__SOURCE MATERIAL__
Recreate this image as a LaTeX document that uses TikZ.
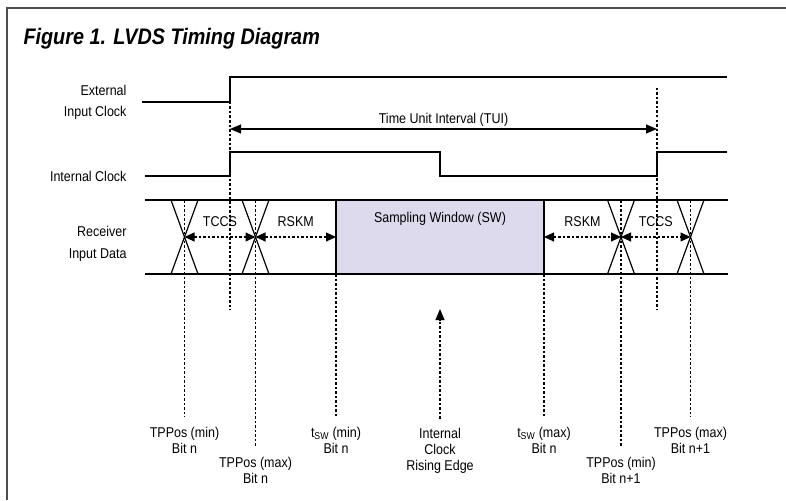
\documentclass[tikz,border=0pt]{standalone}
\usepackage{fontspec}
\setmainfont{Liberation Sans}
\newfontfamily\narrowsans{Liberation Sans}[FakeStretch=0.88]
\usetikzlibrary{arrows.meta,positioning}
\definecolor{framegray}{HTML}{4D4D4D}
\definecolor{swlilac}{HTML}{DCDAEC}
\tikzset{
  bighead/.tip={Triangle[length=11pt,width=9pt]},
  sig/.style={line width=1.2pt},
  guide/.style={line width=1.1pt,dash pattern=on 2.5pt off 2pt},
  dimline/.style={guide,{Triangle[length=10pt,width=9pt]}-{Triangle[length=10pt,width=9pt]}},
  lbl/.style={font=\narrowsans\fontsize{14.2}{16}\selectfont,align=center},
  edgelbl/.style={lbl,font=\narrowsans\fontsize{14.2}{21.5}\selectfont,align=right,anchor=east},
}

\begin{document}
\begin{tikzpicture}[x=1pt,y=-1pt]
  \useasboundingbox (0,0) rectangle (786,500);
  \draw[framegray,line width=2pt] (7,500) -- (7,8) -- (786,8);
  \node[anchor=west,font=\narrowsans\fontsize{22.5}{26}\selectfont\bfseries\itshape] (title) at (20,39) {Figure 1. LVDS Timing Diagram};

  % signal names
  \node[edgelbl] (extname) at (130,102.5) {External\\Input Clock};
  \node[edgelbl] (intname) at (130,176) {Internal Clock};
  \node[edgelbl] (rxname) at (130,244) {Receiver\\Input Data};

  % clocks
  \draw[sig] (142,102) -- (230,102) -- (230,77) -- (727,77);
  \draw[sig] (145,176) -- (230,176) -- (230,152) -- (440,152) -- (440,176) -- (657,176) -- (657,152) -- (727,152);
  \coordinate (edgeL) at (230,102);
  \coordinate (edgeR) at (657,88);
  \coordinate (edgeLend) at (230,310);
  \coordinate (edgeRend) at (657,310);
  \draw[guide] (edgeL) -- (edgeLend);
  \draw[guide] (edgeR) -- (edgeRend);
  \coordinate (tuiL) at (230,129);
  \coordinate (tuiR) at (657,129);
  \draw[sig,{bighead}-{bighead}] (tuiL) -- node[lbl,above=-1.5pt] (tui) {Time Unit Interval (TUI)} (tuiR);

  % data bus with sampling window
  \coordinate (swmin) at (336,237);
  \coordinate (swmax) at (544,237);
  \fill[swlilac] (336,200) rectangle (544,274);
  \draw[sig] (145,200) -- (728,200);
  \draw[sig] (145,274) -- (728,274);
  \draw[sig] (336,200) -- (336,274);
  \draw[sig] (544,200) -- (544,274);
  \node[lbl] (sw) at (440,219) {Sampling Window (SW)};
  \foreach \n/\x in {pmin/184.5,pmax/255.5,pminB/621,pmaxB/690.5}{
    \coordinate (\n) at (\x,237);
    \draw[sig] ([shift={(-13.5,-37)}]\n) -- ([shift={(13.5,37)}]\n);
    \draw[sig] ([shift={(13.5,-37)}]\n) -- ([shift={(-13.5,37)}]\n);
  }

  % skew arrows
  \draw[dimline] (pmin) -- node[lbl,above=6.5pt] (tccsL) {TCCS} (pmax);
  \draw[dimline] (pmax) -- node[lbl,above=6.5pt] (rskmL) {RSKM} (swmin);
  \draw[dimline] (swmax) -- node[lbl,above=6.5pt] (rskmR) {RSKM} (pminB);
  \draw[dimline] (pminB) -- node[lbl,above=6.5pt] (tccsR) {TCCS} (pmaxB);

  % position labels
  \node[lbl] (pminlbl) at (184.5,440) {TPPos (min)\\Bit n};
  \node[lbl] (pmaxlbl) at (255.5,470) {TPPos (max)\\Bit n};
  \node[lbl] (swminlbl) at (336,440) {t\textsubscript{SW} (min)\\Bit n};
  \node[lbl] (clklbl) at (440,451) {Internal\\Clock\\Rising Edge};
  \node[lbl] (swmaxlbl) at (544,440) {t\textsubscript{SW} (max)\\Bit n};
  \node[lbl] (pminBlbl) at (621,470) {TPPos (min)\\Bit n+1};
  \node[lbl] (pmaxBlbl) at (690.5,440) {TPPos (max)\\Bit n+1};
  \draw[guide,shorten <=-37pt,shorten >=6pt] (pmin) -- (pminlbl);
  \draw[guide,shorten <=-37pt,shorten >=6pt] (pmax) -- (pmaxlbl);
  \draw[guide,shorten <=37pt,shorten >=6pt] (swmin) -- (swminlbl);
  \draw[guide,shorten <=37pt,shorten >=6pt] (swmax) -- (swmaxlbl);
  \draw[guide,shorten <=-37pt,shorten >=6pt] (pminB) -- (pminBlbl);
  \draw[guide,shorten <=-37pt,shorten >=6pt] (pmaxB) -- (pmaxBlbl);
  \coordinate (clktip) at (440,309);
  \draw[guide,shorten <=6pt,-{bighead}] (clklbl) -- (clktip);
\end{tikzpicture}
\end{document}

__DIRECTION__
Please take the lines from the beginning of the data above through the line holding "(rxname) at (130,244)" and transcribe them exactly, without any pictures.

__EXPECTED ANSWER__
Recreate this image as a LaTeX document that uses TikZ.
\documentclass[tikz,border=0pt]{standalone}
\usepackage{fontspec}
\setmainfont{Liberation Sans}
\newfontfamily\narrowsans{Liberation Sans}[FakeStretch=0.88]
\usetikzlibrary{arrows.meta,positioning}
\definecolor{framegray}{HTML}{4D4D4D}
\definecolor{swlilac}{HTML}{DCDAEC}
\tikzset{
  bighead/.tip={Triangle[length=11pt,width=9pt]},
  sig/.style={line width=1.2pt},
  guide/.style={line width=1.1pt,dash pattern=on 2.5pt off 2pt},
  dimline/.style={guide,{Triangle[length=10pt,width=9pt]}-{Triangle[length=10pt,width=9pt]}},
  lbl/.style={font=\narrowsans\fontsize{14.2}{16}\selectfont,align=center},
  edgelbl/.style={lbl,font=\narrowsans\fontsize{14.2}{21.5}\selectfont,align=right,anchor=east},
}

\begin{document}
\begin{tikzpicture}[x=1pt,y=-1pt]
  \useasboundingbox (0,0) rectangle (786,500);
  \draw[framegray,line width=2pt] (7,500) -- (7,8) -- (786,8);
  \node[anchor=west,font=\narrowsans\fontsize{22.5}{26}\selectfont\bfseries\itshape] (title) at (20,39) {Figure 1. LVDS Timing Diagram};

  % signal names
  \node[edgelbl] (extname) at (130,102.5) {External\\Input Clock};
  \node[edgelbl] (intname) at (130,176) {Internal Clock};
  \node[edgelbl] (rxname) at (130,244) {Receiver\\Input Data};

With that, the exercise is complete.